After a few hours of driving on a motorway we stop at a service station, remarkable only for its similarity to every other service station I have ever been in. After we return to the bus to continue our journey the perfume dispenser walks up and down, offering passengers a splash of perfume; I politely decline with a shake of my head and a look, which hopefully gives the impression that I’m ok, and don’t need anymore today, or for the next month, but thank you anyway. To my shock the bespectacled man accepts the offer, receives some perfume gratefully into his outstretched palms, then wipes it across his hands and his face.
Another couple of hours later and we’re driving through a dense fog, the lamppost lights appearing only as regular orange glowing patches. Slowly I notice that the right-hand lane is full of parked lorries. Our speed drops a little as we move along the only open lane on the motorway, stuck behind a slower lorry with its warning lights flashing. I wonder what problem is causing the queue. We continue like this for half an hour, then our driver slows and unexpectedly turns right between two parked lorries into what looks like an unlit building site. The weight lifter doesn’t appear worried and steadily drives us over rough gravel tracks parallel to the motorway. Over the wall separating us from the road I see a large roof which I assume is a border customs building. Our driver appears to be trying to sneak us into Bulgaria under the cover of the fog, taking a secret off-road back route, as we pass between some sleeping apartment blocks. Then, suddenly, we emerge in the car park of Kapikul Station.

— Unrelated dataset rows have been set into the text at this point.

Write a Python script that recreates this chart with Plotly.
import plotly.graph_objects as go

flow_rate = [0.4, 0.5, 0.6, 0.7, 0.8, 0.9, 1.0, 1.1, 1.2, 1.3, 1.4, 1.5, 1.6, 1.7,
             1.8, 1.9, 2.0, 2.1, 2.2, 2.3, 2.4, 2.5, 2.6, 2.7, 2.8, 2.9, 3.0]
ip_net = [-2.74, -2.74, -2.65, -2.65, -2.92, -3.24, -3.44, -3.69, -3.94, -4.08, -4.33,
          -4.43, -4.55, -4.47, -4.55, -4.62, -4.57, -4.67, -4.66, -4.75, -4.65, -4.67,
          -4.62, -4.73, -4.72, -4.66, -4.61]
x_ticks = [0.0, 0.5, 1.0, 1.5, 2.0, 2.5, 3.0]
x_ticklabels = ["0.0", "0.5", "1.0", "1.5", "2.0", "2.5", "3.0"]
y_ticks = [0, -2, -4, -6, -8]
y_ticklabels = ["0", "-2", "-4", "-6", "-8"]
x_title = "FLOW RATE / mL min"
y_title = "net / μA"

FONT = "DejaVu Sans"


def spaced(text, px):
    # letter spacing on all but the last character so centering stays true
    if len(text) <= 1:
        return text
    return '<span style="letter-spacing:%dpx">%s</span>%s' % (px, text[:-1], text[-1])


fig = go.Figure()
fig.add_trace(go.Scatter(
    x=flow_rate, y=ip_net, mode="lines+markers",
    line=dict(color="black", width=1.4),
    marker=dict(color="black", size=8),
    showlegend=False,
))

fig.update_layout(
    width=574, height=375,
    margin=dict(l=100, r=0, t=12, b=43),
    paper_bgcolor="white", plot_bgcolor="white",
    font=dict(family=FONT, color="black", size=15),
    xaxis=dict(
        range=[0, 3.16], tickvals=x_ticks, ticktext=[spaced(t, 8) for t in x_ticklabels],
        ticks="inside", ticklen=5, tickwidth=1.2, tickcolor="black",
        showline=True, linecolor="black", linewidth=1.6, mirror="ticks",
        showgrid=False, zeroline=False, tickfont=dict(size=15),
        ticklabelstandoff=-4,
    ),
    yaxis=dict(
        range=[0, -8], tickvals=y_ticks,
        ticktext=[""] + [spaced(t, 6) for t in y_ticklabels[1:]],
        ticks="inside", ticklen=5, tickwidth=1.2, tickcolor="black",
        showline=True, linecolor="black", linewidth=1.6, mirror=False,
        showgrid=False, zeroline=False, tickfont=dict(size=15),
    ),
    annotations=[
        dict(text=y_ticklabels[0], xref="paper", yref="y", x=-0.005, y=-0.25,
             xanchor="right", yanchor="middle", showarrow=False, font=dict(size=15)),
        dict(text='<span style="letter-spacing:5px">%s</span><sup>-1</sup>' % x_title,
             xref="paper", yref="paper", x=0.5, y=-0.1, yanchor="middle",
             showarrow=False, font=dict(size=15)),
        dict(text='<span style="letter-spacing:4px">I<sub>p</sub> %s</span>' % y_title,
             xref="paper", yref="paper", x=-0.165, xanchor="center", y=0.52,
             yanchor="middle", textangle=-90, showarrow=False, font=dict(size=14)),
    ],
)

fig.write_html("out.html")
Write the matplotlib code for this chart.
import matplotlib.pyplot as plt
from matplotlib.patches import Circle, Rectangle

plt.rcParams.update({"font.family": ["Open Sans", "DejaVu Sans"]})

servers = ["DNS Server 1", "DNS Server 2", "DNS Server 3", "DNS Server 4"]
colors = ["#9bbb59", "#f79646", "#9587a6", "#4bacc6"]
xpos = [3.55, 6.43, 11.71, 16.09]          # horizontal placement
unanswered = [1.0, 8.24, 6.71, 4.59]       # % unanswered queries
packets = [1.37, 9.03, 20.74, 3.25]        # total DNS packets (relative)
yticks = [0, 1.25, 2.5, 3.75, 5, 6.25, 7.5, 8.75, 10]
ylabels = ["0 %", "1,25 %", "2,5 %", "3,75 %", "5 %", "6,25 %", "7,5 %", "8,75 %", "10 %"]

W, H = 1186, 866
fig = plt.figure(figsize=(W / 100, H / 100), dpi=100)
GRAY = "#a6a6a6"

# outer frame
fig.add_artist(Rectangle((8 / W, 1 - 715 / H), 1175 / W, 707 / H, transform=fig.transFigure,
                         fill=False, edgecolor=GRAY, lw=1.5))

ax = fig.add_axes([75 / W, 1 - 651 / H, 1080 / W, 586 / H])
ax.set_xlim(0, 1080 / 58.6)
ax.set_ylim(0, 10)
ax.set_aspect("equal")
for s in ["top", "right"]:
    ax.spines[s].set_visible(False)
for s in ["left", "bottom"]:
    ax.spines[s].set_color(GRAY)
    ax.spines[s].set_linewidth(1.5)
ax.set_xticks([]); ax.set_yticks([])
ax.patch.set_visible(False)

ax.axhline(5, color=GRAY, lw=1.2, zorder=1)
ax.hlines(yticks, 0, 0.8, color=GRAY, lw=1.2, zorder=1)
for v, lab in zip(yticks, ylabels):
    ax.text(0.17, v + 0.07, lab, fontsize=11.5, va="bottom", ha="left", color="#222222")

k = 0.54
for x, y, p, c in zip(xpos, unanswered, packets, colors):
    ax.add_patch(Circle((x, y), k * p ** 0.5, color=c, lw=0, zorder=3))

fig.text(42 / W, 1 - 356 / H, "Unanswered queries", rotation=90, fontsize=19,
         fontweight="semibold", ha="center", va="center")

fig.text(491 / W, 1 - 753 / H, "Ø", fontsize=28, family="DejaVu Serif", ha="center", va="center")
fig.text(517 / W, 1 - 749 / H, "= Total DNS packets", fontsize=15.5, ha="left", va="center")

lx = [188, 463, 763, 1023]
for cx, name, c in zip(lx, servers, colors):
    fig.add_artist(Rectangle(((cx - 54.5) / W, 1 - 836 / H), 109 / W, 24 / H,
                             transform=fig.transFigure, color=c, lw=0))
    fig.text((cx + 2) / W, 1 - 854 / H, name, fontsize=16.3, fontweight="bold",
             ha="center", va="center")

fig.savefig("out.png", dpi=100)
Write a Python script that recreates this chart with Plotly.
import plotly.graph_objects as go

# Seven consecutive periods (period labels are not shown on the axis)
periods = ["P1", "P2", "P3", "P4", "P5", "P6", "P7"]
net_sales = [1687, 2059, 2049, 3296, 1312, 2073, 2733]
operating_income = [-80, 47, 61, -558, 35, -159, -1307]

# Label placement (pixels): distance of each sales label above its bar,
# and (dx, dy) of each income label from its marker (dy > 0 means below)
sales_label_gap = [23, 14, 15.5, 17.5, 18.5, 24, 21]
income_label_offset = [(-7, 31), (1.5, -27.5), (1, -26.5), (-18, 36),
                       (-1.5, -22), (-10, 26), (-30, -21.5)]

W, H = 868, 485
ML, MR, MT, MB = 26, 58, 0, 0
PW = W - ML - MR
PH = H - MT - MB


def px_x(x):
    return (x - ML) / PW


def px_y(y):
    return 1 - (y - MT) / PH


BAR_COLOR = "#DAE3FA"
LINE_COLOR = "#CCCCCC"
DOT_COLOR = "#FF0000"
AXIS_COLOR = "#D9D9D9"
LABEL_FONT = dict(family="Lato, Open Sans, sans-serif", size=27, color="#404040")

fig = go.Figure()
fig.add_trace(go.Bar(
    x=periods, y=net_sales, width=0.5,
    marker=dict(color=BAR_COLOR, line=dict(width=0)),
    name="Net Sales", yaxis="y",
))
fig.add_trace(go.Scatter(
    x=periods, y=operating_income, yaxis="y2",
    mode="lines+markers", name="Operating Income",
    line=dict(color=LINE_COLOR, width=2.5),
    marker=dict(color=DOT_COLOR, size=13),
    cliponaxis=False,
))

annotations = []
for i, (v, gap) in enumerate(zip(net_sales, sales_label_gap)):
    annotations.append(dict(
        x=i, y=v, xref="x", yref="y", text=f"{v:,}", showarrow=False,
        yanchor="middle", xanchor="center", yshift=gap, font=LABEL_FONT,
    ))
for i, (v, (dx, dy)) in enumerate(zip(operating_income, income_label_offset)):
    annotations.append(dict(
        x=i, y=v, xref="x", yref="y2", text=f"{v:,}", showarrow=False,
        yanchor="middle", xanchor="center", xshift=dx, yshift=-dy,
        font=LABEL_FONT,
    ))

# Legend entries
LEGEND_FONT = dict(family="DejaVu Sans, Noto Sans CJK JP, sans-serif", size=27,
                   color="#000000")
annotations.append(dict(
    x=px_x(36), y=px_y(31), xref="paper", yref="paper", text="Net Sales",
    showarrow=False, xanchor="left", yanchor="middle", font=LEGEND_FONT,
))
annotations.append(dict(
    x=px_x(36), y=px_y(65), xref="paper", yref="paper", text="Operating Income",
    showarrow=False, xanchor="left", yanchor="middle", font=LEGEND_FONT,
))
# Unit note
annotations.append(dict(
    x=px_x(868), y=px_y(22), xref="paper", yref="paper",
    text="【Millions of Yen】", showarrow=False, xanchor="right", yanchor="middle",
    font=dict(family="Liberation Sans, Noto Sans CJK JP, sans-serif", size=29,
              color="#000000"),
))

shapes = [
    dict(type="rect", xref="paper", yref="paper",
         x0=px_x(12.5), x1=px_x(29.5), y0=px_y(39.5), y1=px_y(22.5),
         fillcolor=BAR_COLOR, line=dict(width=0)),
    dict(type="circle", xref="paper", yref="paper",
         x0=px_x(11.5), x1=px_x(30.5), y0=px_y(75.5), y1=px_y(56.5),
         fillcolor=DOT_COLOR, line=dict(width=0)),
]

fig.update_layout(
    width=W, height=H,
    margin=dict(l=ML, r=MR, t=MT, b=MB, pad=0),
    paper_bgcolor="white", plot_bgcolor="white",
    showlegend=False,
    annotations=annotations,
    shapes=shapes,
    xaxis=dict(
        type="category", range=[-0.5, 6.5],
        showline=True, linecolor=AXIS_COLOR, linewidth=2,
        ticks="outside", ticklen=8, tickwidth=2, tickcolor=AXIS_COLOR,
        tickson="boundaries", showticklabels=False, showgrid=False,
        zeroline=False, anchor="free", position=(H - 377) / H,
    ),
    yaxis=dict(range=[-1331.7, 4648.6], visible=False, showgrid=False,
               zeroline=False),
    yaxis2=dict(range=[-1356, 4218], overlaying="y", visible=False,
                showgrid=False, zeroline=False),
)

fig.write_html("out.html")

The station building is a solid concrete box with a platform behind it, anything beyond that is hidden in the fog. Our luggage is x-rayed in a separate small building standing next to the platform, then all six of us have our passports stamped. The bulgarian ladies place their luggage, large plastic bags, near the edge of the platform and wander over to a small window in an adjacent building that says Duty Free. It’s currently one in the morning and I sit with my rucksack in the chill waiting room eating some of the sweets I bought earlier.
Eventually the train appears out of the fog and into the fuzzy orange glow of the station’s lights. As the trains stops, at two o’clock in the morning on the Turkish/Bulgarian boarder, out pours a large troupe of Japanese people, mostly teenagers; some of them carry guitars and some carry small amplifiers. The lone lady on the x-ray machine suddenly looks very unimpressed. I suspect groups of Japanese tourists are a constant of travelling; like the presence of single middle-class backpackers with Lonely Planet guidebooks worrying if they are cool enough, even though there’s no-one watching them to judge.
The bulgarian ladies get on the train, look through all the sleeper compartments and then choose their preferred seats. I get on and pick an empty compartment, double checking first that my carriage says Sofia. One of the Turkish guards from the bus comes past and sells me the upgrade to the sleeper and hands me some bedding. At three o’clock the train starts to move slowly and we trundle out of the lights of the station and into the dark fog. I lie down and go to sleep in the gently rocking compartment which is mysteriously starting to smell of lavender.